Given data =

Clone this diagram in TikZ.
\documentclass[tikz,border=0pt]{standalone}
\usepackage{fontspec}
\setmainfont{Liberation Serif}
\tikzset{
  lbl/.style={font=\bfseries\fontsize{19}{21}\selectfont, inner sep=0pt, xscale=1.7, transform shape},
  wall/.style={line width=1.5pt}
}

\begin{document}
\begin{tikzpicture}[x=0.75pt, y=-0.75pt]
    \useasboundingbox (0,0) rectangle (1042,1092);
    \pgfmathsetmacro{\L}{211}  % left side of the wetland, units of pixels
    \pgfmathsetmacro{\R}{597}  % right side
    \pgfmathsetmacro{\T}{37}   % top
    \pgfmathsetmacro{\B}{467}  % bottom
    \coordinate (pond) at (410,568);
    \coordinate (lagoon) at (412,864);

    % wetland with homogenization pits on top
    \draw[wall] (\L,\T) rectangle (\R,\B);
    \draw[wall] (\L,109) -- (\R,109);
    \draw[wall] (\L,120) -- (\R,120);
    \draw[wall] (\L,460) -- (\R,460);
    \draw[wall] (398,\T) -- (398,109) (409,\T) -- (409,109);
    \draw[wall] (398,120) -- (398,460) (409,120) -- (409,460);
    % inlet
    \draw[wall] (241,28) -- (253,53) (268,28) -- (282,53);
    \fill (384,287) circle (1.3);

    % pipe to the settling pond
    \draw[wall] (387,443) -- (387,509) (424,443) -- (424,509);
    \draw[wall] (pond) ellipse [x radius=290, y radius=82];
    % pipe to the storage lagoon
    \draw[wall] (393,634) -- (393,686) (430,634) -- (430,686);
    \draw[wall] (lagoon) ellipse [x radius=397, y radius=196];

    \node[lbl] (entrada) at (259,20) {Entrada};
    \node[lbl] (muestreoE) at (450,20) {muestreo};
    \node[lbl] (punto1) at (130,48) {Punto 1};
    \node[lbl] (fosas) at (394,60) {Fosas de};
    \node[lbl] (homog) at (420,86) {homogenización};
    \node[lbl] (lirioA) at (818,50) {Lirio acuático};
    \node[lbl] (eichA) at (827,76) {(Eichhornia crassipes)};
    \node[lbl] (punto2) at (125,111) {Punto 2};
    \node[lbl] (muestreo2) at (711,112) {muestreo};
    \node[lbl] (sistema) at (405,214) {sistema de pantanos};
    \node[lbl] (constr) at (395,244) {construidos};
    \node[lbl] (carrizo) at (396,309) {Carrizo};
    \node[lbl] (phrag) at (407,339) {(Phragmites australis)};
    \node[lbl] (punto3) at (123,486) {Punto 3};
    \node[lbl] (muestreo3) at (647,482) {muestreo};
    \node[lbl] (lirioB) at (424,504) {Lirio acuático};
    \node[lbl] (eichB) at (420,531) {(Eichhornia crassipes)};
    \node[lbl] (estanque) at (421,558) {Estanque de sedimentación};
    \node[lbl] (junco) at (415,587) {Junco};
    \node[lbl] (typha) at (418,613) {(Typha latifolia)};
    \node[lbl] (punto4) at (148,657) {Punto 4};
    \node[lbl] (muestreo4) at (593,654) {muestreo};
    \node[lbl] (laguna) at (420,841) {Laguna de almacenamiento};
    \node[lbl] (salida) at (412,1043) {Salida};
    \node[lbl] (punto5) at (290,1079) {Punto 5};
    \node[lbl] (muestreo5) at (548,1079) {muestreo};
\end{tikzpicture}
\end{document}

Work to do =
Make an exact copy of the material above.

Response to this task =
Clone this diagram in TikZ.
\documentclass[tikz,border=0pt]{standalone}
\usepackage{fontspec}
\setmainfont{Liberation Serif}
\tikzset{
  lbl/.style={font=\bfseries\fontsize{19}{21}\selectfont, inner sep=0pt, xscale=1.7, transform shape},
  wall/.style={line width=1.5pt}
}

\begin{document}
\begin{tikzpicture}[x=0.75pt, y=-0.75pt]
    \useasboundingbox (0,0) rectangle (1042,1092);
    \pgfmathsetmacro{\L}{211}  % left side of the wetland, units of pixels
    \pgfmathsetmacro{\R}{597}  % right side
    \pgfmathsetmacro{\T}{37}   % top
    \pgfmathsetmacro{\B}{467}  % bottom
    \coordinate (pond) at (410,568);
    \coordinate (lagoon) at (412,864);

    % wetland with homogenization pits on top
    \draw[wall] (\L,\T) rectangle (\R,\B);
    \draw[wall] (\L,109) -- (\R,109);
    \draw[wall] (\L,120) -- (\R,120);
    \draw[wall] (\L,460) -- (\R,460);
    \draw[wall] (398,\T) -- (398,109) (409,\T) -- (409,109);
    \draw[wall] (398,120) -- (398,460) (409,120) -- (409,460);
    % inlet
    \draw[wall] (241,28) -- (253,53) (268,28) -- (282,53);
    \fill (384,287) circle (1.3);

    % pipe to the settling pond
    \draw[wall] (387,443) -- (387,509) (424,443) -- (424,509);
    \draw[wall] (pond) ellipse [x radius=290, y radius=82];
    % pipe to the storage lagoon
    \draw[wall] (393,634) -- (393,686) (430,634) -- (430,686);
    \draw[wall] (lagoon) ellipse [x radius=397, y radius=196];

    \node[lbl] (entrada) at (259,20) {Entrada};
    \node[lbl] (muestreoE) at (450,20) {muestreo};
    \node[lbl] (punto1) at (130,48) {Punto 1};
    \node[lbl] (fosas) at (394,60) {Fosas de};
    \node[lbl] (homog) at (420,86) {homogenización};
    \node[lbl] (lirioA) at (818,50) {Lirio acuático};
    \node[lbl] (eichA) at (827,76) {(Eichhornia crassipes)};
    \node[lbl] (punto2) at (125,111) {Punto 2};
    \node[lbl] (muestreo2) at (711,112) {muestreo};
    \node[lbl] (sistema) at (405,214) {sistema de pantanos};
    \node[lbl] (constr) at (395,244) {construidos};
    \node[lbl] (carrizo) at (396,309) {Carrizo};
    \node[lbl] (phrag) at (407,339) {(Phragmites australis)};
    \node[lbl] (punto3) at (123,486) {Punto 3};
    \node[lbl] (muestreo3) at (647,482) {muestreo};
    \node[lbl] (lirioB) at (424,504) {Lirio acuático};
    \node[lbl] (eichB) at (420,531) {(Eichhornia crassipes)};
    \node[lbl] (estanque) at (421,558) {Estanque de sedimentación};
    \node[lbl] (junco) at (415,587) {Junco};
    \node[lbl] (typha) at (418,613) {(Typha latifolia)};
    \node[lbl] (punto4) at (148,657) {Punto 4};
    \node[lbl] (muestreo4) at (593,654) {muestreo};
    \node[lbl] (laguna) at (420,841) {Laguna de almacenamiento};
    \node[lbl] (salida) at (412,1043) {Salida};
    \node[lbl] (punto5) at (290,1079) {Punto 5};
    \node[lbl] (muestreo5) at (548,1079) {muestreo};
\end{tikzpicture}
\end{document}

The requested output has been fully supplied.